In an action, inter alia, to set aside a deed on the ground of forgery, the plaintiff appeals from a judgment of the Supreme Court, Kings County (Knipel, J.), entered August 18, 2003, which, upon the striking of her demand for a jury trial, and after a nonjury trial, dismissed the complaint.

Ordered that the judgment is reversed, on the law, the complaint and the plaintiff’s demand for a jury trial are reinstated, and the matter is remitted to the Supreme Court, Kings County, for a new trial, with costs to abide the event.

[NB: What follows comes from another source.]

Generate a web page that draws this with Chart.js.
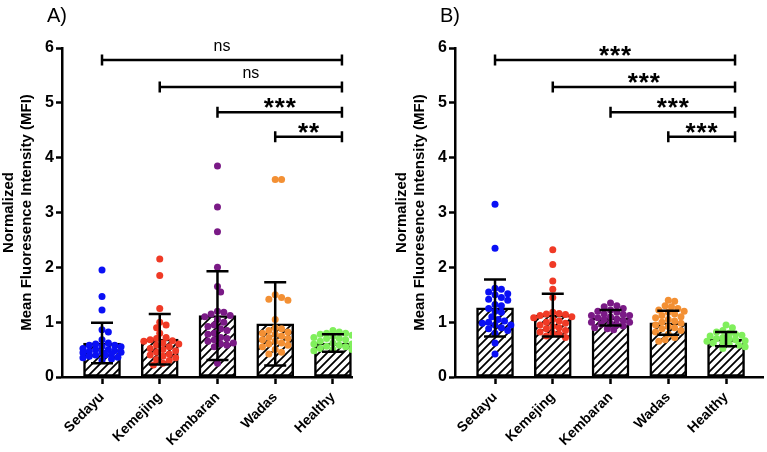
<!DOCTYPE html>
<html>
<head>
<meta charset="utf-8">
<script src="https://cdn.jsdelivr.net/npm/chart.js@4"></script>
<style>
html, body { margin: 0; padding: 0; background: #fff; overflow: hidden; }
.panel { position: absolute; top: 0; }
</style>
</head>
<body>
<div class="panel" style="left:0"><canvas id="chartA" width="375" height="452"></canvas></div>
<div class="panel" style="left:393px"><canvas id="chartB" width="374" height="452"></canvas></div>
<script>
// categories and colours
const categories = ['Sedayu', 'Kemejing', 'Kembaran', 'Wadas', 'Healthy'];
const dotColors = ['#0a10f5', '#f03a26', '#7a1a86', '#f39034', '#80ef5c'];
const yTicks = [0, 1, 2, 3, 4, 5, 6];

// panel A - bar means and SD
const meanA = [0.62, 0.69, 1.12, 0.97, 0.62];
const sdA = [0.37, 0.46, 0.81, 0.76, 0.16];
const sedayuA = [1.95, 1.47, 1.22, 0.86, 0.82, 0.68, 0.62, 0.6, 0.58, 0.56, 0.55, 0.52, 0.5, 0.5, 0.48, 0.47, 0.45, 0.44, 0.42, 0.4, 0.4, 0.38, 0.36, 0.35, 0.33, 0.3, 0.58, 0.45];
const kemejingA = [2.15, 1.85, 1.25, 1.0, 0.95, 0.9, 0.8, 0.72, 0.7, 0.68, 0.66, 0.62, 0.6, 0.58, 0.55, 0.52, 0.5, 0.48, 0.45, 0.42, 0.4, 0.38, 0.35, 0.32, 0.3, 0.25, 0.22, 0.65];
const kembaranA = [3.85, 3.1, 2.65, 2.0, 1.65, 1.55, 1.2, 1.18, 1.15, 1.12, 1.1, 1.05, 1.0, 0.95, 0.92, 0.88, 0.85, 0.8, 0.78, 0.72, 0.7, 0.68, 0.65, 0.62, 0.6, 0.58, 0.55, 0.25];
const wadasA = [3.6, 3.6, 1.5, 1.45, 1.42, 1.4, 1.05, 0.9, 0.88, 0.85, 0.82, 0.8, 0.78, 0.75, 0.72, 0.7, 0.68, 0.65, 0.62, 0.6, 0.58, 0.55, 0.5, 0.45, 0.42];
const healthyA = [0.85, 0.82, 0.8, 0.78, 0.76, 0.74, 0.72, 0.7, 0.68, 0.65, 0.62, 0.6, 0.58, 0.56, 0.55, 0.52, 0.5, 0.5, 0.48, 0.6, 0.7, 0.8];

// panel B - bar means and SD
const meanB = [1.26, 1.13, 1.08, 0.99, 0.69];
const sdB = [0.52, 0.39, 0.14, 0.22, 0.13];
const sedayuB = [3.15, 2.35, 1.62, 1.6, 1.55, 1.52, 1.5, 1.45, 1.42, 1.4, 1.32, 1.3, 1.25, 1.2, 1.18, 1.1, 1.05, 1.02, 1.0, 0.98, 0.95, 0.95, 0.9, 0.88, 0.85, 0.8, 0.62, 0.42];
const kemejingB = [2.32, 2.05, 1.75, 1.6, 1.45, 1.18, 1.16, 1.15, 1.14, 1.12, 1.1, 1.08, 1.05, 1.02, 1.0, 0.98, 0.95, 0.92, 0.9, 0.88, 0.85, 0.82, 0.8, 0.78, 0.75, 0.72];
const kembaranB = [1.35, 1.3, 1.28, 1.25, 1.22, 1.2, 1.18, 1.15, 1.14, 1.12, 1.1, 1.08, 1.06, 1.05, 1.03, 1.0, 0.98, 0.96, 0.95, 0.93, 0.9, 0.88, 0.86, 1.12, 1.0];
const wadasB = [1.4, 1.38, 1.3, 1.28, 1.25, 1.22, 1.2, 1.18, 1.15, 1.12, 1.1, 1.08, 1.05, 1.02, 1.0, 0.98, 0.95, 0.92, 0.9, 0.88, 0.85, 0.82, 0.78, 0.72, 0.68, 0.65];
const healthyB = [0.95, 0.9, 0.85, 0.82, 0.8, 0.78, 0.76, 0.75, 0.72, 0.7, 0.7, 0.68, 0.66, 0.65, 0.63, 0.62, 0.6, 0.58, 0.55, 0.52];

// significance brackets (all go to Healthy)
const bracketFrom = [0, 1, 2, 3];
const bracketY = [5.78, 5.29, 4.83, 4.38];
const sigA = ['ns', 'ns', '***', '**'];
const sigB = ['***', '***', '***', '***'];

const FONT = "Arial, 'Liberation Sans', sans-serif";

// diagonal hatch fill for the bars
function makeHatch() {
    const c = document.createElement('canvas');
    c.width = 8; c.height = 8;
    const g = c.getContext('2d');
    g.fillStyle = '#fff';
    g.fillRect(0, 0, 8, 8);
    g.strokeStyle = '#000';
    g.lineWidth = 1.8;
    g.beginPath();
    g.moveTo(0, 8); g.lineTo(8, 0);
    g.moveTo(-2, 2); g.lineTo(2, -2);
    g.moveTo(6, 10); g.lineTo(10, 6);
    g.stroke();
    return g.createPattern(c, 'repeat');
}

// simple beeswarm: spread points sideways so they don't sit on top of each other
function swarm(vals, idx) {
    const placed = [];
    const d = 0.105;
    vals.slice().sort((a, b) => b - a).forEach(v => {
        let off = 0, best = Infinity;
        for (let k = 0; k < 13; k++) {
            const cand = (k % 2 ? 1 : -1) * Math.ceil(k / 2) * 0.055;
            const near = Math.min(Infinity, ...placed.map(p => Math.hypot(p.x - cand, p.y - v)));
            if (near >= d) { off = cand; best = -1; break; }
            if (-near < best) { best = -near; off = cand; }
        }
        placed.push({ x: off, y: v });
    });
    return placed.map(p => ({ x: idx + p.x, y: p.y }));
}

const overlay = {
    id: 'overlay',
    afterDatasetsDraw(chart, args, opts) {
        const { ctx, scales: { x, y } } = chart;
        ctx.save();
        ctx.strokeStyle = '#000';
        ctx.lineWidth = 2.5;
        // error bars
        opts.means.forEach((m, i) => {
            const px = x.getPixelForValue(i);
            const top = y.getPixelForValue(m + opts.sd[i]);
            const bot = y.getPixelForValue(Math.max(m - opts.sd[i], 0));
            ctx.beginPath();
            ctx.moveTo(px, top); ctx.lineTo(px, bot);
            ctx.moveTo(px - 11, top); ctx.lineTo(px + 11, top);
            ctx.moveTo(px - 11, bot); ctx.lineTo(px + 11, bot);
            ctx.stroke();
        });
        // brackets
        const xr = x.getPixelForValue(categories.length - 1) + 9;
        bracketFrom.forEach((from, i) => {
            const xl = x.getPixelForValue(from);
            const py = y.getPixelForValue(bracketY[i]);
            ctx.beginPath();
            ctx.moveTo(xl, py); ctx.lineTo(xr, py);
            ctx.moveTo(xl, py - 5.5); ctx.lineTo(xl, py + 5.5);
            ctx.moveTo(xr, py - 5.5); ctx.lineTo(xr, py + 5.5);
            ctx.stroke();
            const label = opts.sig[i];
            const cx = (xl + xr) / 2;
            ctx.fillStyle = '#000';
            ctx.textAlign = 'center';
            ctx.textBaseline = 'alphabetic';
            if (label === 'ns') {
                ctx.font = '16px ' + FONT;
                ctx.fillText(label, cx, py - 9);
            } else {
                ctx.font = 'bold 26px ' + FONT;
                const n = label.length;
                for (let k = 0; k < n; k++) {
                    ctx.fillText('*', cx + (k - (n - 1) / 2) * 11, py + 4);
                }
            }
        });
        ctx.restore();
    },
    afterDraw(chart, args, opts) {
        const ctx = chart.ctx;
        ctx.save();
        ctx.fillStyle = '#000';
        ctx.font = '20px ' + FONT;
        ctx.textAlign = 'left';
        ctx.textBaseline = 'alphabetic';
        ctx.fillText(opts.letter, 47, 22);
        ctx.restore();
    }
};

function makePanel(id, means, sd, groups, sig, letter, xMax, padRight) {
    const hatch = makeHatch();
    const datasets = groups.map((vals, i) => ({
        type: 'scatter',
        data: swarm(vals, i),
        backgroundColor: dotColors[i],
        borderWidth: 0,
        pointRadius: 3.5,
        order: 1
    }));
    datasets.push({
        type: 'bar',
        data: means.map((m, i) => ({ x: i, y: m })),
        backgroundColor: hatch,
        borderColor: '#000',
        borderWidth: 2.5,
        borderSkipped: false,
        barThickness: 37,
        order: 2
    });

    new Chart(document.getElementById(id), {
        data: { datasets },
        options: {
            responsive: false,
            animation: false,
            layout: { padding: { top: 48, right: padRight, left: 0, bottom: 0 } },
            plugins: {
                legend: { display: false },
                tooltip: { enabled: false },
                overlay: { means, sd, sig, letter }
            },
            scales: {
                x: {
                    type: 'linear',
                    offset: false,
                    bounds: 'data',
                    min: -0.693,
                    max: xMax,
                    afterBuildTicks: s => { s.ticks = categories.map((c, i) => ({ value: i })); },
                    afterFit: s => { s.height = 75; s.paddingLeft = 0; s.paddingRight = 0; },
                    ticks: {
                        callback: v => categories[v],
                        color: '#000',
                        font: { family: FONT, size: 14, weight: 'bold' },
                        maxRotation: 45,
                        minRotation: 45,
                        autoSkip: false,
                        padding: 5
                    },
                    grid: { offset: false, drawOnChartArea: false, drawTicks: true, tickLength: 7, tickWidth: 2.5, color: '#000' },
                    border: { display: true, color: '#000', width: 2.5 }
                },
                y: {
                    min: 0,
                    max: 6,
                    afterBuildTicks: s => { s.ticks = yTicks.map(v => ({ value: v })); },
                    afterFit: s => { s.width = 62; s.paddingTop = 0; s.paddingBottom = 0; },
                    ticks: {
                        color: '#000',
                        font: { family: FONT, size: 16, weight: 'bold' },
                        padding: 2
                    },
                    grid: { drawOnChartArea: false, drawTicks: true, tickLength: 6, tickWidth: 2.5, color: '#000' },
                    border: { display: true, color: '#000', width: 2.5 },
                    title: {
                        display: true,
                        text: ['Normalized', 'Mean Fluoresence Intensity (MFI)'],
                        color: '#000',
                        font: { family: FONT, size: 15, weight: 'bold', lineHeight: 1.2 },
                        padding: { top: 0, bottom: 0 }
                    }
                }
            }
        },
        plugins: [overlay]
    });
}

makePanel('chartA', meanA, sdA, [sedayuA, kemejingA, kembaranA, wadasA, healthyA], sigA, 'A)', 4.33, 23);
makePanel('chartB', meanB, sdB, [sedayuB, kemejingB, kembaranB, wadasB, healthyB], sigB, 'B)', 4.64, 4);
</script>
</body>
</html>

The plaintiff commenced this action, inter alia, to set aside a deed dated August 1, 1978. The deed purported to convey certain property from the plaintiff as sole owner to the plaintiff and her brother, the defendant Louis Anthony Graffeo, as joint owners. The plaintiff claimed that she alone owned the property, having acquired it from her grandmother by a deed dated July 9, 1976. The plaintiff alleged that while the 1978 deed was apparently regular and valid on its face, it was, in fact, forged and fraudulent, and constituted a cloud on her title to the premises. The complaint set forth two causes of action, the first denominated by the plaintiff to be for rescission of the 1978 deed and the second sounding in fraud. At the beginning of trial, the Supreme Court struck the plaintiff’s demand for a jury trial and dismissed the jury on the ground that the plaintiff waived her right to a jury trial by joining an equitable claim for rescission with a legal claim to recover damages for fraud. The complaint was dismissed after a nonjury trial.

We agree with the plaintiff that she did not waive her right to a jury trial by joining legal and equitable claims. A jury trial is guaranteed in an action “for determination of a claim to real property under article fifteen of the real property actions and proceedings law” (CPLR 4101 [2]). The plaintiff was entitled to a jury trial since her first cause of action sought to resolve competing claims to real property, regardless of how she characterized it (see City of Syracuse v Hogan, 234 NY 457, 461 *544[1923]; Eastern Sav. Bank v Stern, 3 AD3d 548 [2004]; Cilwick v Camelo, 55 AD2d 782 [1976]). Accordingly, the Supreme Court should not have dismissed the jury.

In light of the foregoing, the plaintiffs remaining contentions are academic. Florio, J.P., Adams, Cozier and Lifson, JJ., concur.